Top Republicans in the state Senate Monday unveiled their proposal to shift sales taxes from urban areas to rural areas. The bill’s sponsor says it will help poorer counties, but it would compound the growing hole in Charlotte’s budget.

A portion of North Carolina's sales taxes get distributed back to counties. About three-quarters of it goes back to the county where the sale happened. That’s mostly urban areas. The rest gets spread evenly by population. Senate Majority Leader Harry Brown is one of the Senate leaders from rural counties pushing to change that.

“Large urban counties have had an unfair advantage for decades,” Brown said during a press conference introducing the legislation. “This bill restructures the sales tax system so rural, poor counties can finally receive a fair shake.”

At its most basic, the bill distributes all of the sales tax revenue by population, instead of just a quarter—meaning more money for economically depressed rural counties.

The trade-off is a hit to urban areas. Mecklenburg County and Charlotte officials couldn’t immediately calculate the bill’s exact effects, but the city budget office has estimated the changed formula, when fully implemented, would drop sales tax revenue by a third—roughly five percent of the city’s current budget.

The new formula will phase in over three years, which Brown says gives those areas time to cope.

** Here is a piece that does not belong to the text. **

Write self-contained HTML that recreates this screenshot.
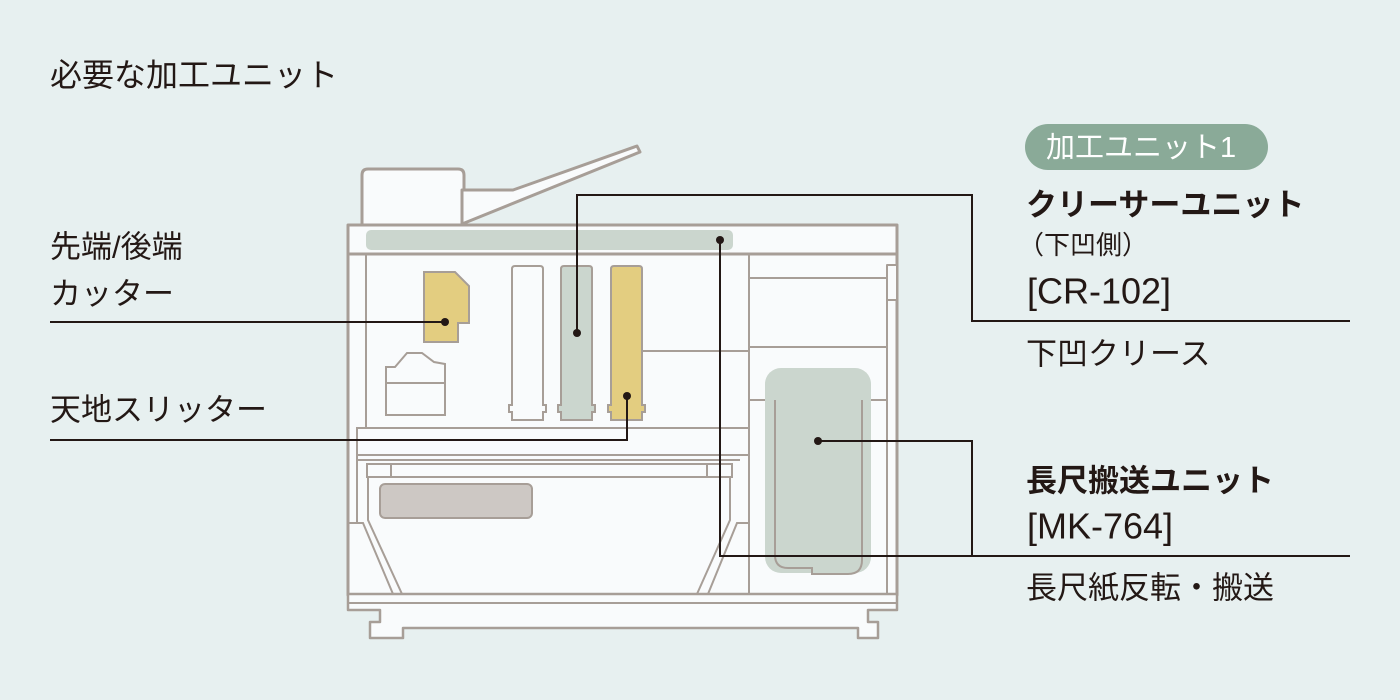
<!DOCTYPE html>
<html><head><meta charset="utf-8"><style>
html,body{margin:0;padding:0;background:#e7f0f0;}
svg{display:block;font-family:"Liberation Sans","Noto Sans CJK JP",sans-serif;}
</style></head><body>
<svg width="1400" height="700" viewBox="0 0 1400 700">
<rect width="1400" height="700" fill="#e7f0f0"/>
<g fill="#231815" dominant-baseline="central">
<text x="50" y="75" font-size="32">必要な加工ユニット</text>
<text x="50" y="247" font-size="31">先端/後端</text>
<text x="50" y="294" font-size="31">カッター</text>
<text x="50" y="410" font-size="31">天地スリッター</text>
<text x="1026" y="205" font-size="31" font-weight="bold">クリーサーユニット</text>
<text x="1018" y="245" font-size="26">（下凹側）</text>
<text x="1027" y="291" font-size="36">[CR-102]</text>
<text x="1026" y="354" font-size="31">下凹クリース</text>
<text x="1026" y="481" font-size="31" font-weight="bold">長尺搬送ユニット</text>
<text x="1027" y="526" font-size="36">[MK-764]</text>
<text x="1026" y="588" font-size="31">長尺紙反転・搬送</text>
</g>
<rect x="1025" y="124" width="243" height="46" rx="23" fill="#8aaa98"/>
<text x="1046" y="148" font-size="29" fill="#fff" dominant-baseline="central">加工ユニット1</text>

<g stroke="#a79e97" stroke-width="3" fill="#f9fbfc" stroke-linejoin="round">
<path d="M362 225 V175 Q362 169 368 169 H458 Q464 169 464 175 V225 Z"/>
<path d="M462 190 H513 L530 184 L637 146 L640 152 L462 224 Z"/>
<rect x="348" y="225" width="549" height="370"/>
<line x1="348" y1="254" x2="897" y2="254"/>
<path d="M887 265 H897 V300 H887 Z" stroke-width="2"/>
<path d="M348 594 H897 V610 H868 V622 H878 V638 H858 V628 H403 V638 H370 V622 H380 V610 H348 Z" stroke-width="2.5"/>
<line x1="348" y1="603" x2="897" y2="603" stroke-width="2"/>
</g>
<g stroke="#a79e97" stroke-width="2" fill="none">
<line x1="366" y1="254" x2="366" y2="428"/>
<line x1="749" y1="254" x2="749" y2="594"/>
<line x1="749" y1="278" x2="887" y2="278"/>
<line x1="749" y1="347" x2="887" y2="347"/>
<line x1="749" y1="400" x2="887" y2="400"/>
<line x1="887" y1="300" x2="887" y2="594"/>
<line x1="642" y1="351" x2="749" y2="351"/>
<rect x="357" y="428" width="392" height="27" fill="#f9fbfc"/>
<line x1="357" y1="460" x2="740" y2="460"/>
<path d="M367 464 H732 V477 H367 Z" fill="#f9fbfc"/>
<line x1="391" y1="464" x2="391" y2="477"/><line x1="707" y1="464" x2="707" y2="477"/>
<path d="M368 477 V520 L402 594"/>
<path d="M730 477 V520 L697 594"/>
<path d="M349 523 H363 L393 594"/>
<path d="M749 523 H737 L708 594"/>
<line x1="357" y1="455" x2="357" y2="523"/>
</g>
<rect x="366" y="230" width="367" height="20" rx="5" fill="#cbd6ce"/>
<path d="M424 272 H455 L469 286 V323 H458 V342 H424 Z" fill="#e3cd80" stroke="#a79e97" stroke-width="2"/>
<path d="M386 415 V367 H395 L407 353 H422 L434 362 L445 364 V415 Z" fill="#f9fbfc" stroke="#a79e97" stroke-width="2"/>
<line x1="386" y1="383" x2="445" y2="383" stroke="#a79e97" stroke-width="2"/>
<g stroke="#a79e97" stroke-width="2">
<path d="M512 269 Q512 266 515 266 H540 Q543 266 543 269 V405 H546 V412 H543 V420 H512 V412 H509 V405 H512 Z" fill="#f9fbfc"/>
<path d="M561 269 Q561 266 564 266 H589 Q592 266 592 269 V405 H595 V412 H592 V420 H561 V412 H558 V405 H561 Z" fill="#cbd6ce"/>
<path d="M611 269 Q611 266 614 266 H639 Q642 266 642 269 V405 H645 V412 H642 V420 H611 V412 H608 V405 H611 Z" fill="#e3cd80"/>
</g>
<rect x="380" y="484" width="152" height="34" rx="5" fill="#cdc8c4" stroke="#a79e97" stroke-width="2"/>
<rect x="765" y="368" width="106" height="205" rx="16" fill="#cbd6ce"/>
<path d="M775 400 V555 Q775 568 788 568 H812 V574 H848 Q862 574 862 560 V400" fill="none" stroke="#a79e97" stroke-width="2"/>
<g stroke="#231815" stroke-width="2" fill="none">
<path d="M50 322 H445"/>
<path d="M50 440 H627 V396"/>
<path d="M577 333 V195 H972 V321 H1350"/>
<path d="M720 240 V556 H1350"/>
<path d="M818 441 H972 V556"/>
</g>
<g fill="#231815">
<circle cx="445" cy="322" r="4"/><circle cx="627" cy="396" r="4"/>
<circle cx="577" cy="333" r="4"/><circle cx="720" cy="240" r="4"/>
<circle cx="818" cy="441" r="4"/>
</g>
</svg>
</body></html>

But Charlotte already faces a budget gap, even before any new cuts to the sales tax. The elimination of another state tax for business licenses, as well as lower-than-projected property tax revenue, has carved a bigger hole than any year of the recession. The added strain would be "devastating" says Charlotte City Manager Ron Carlee.

"​What services would have to be cut or what increases the council would have to consider are impossible to predict right now," Carlee says.

3/24/15 12:45 p.m. - This article has been updated to clarify that a portion of the sales tax is distributed by the state back to local municipalities--it's this portion the bill would redistribute.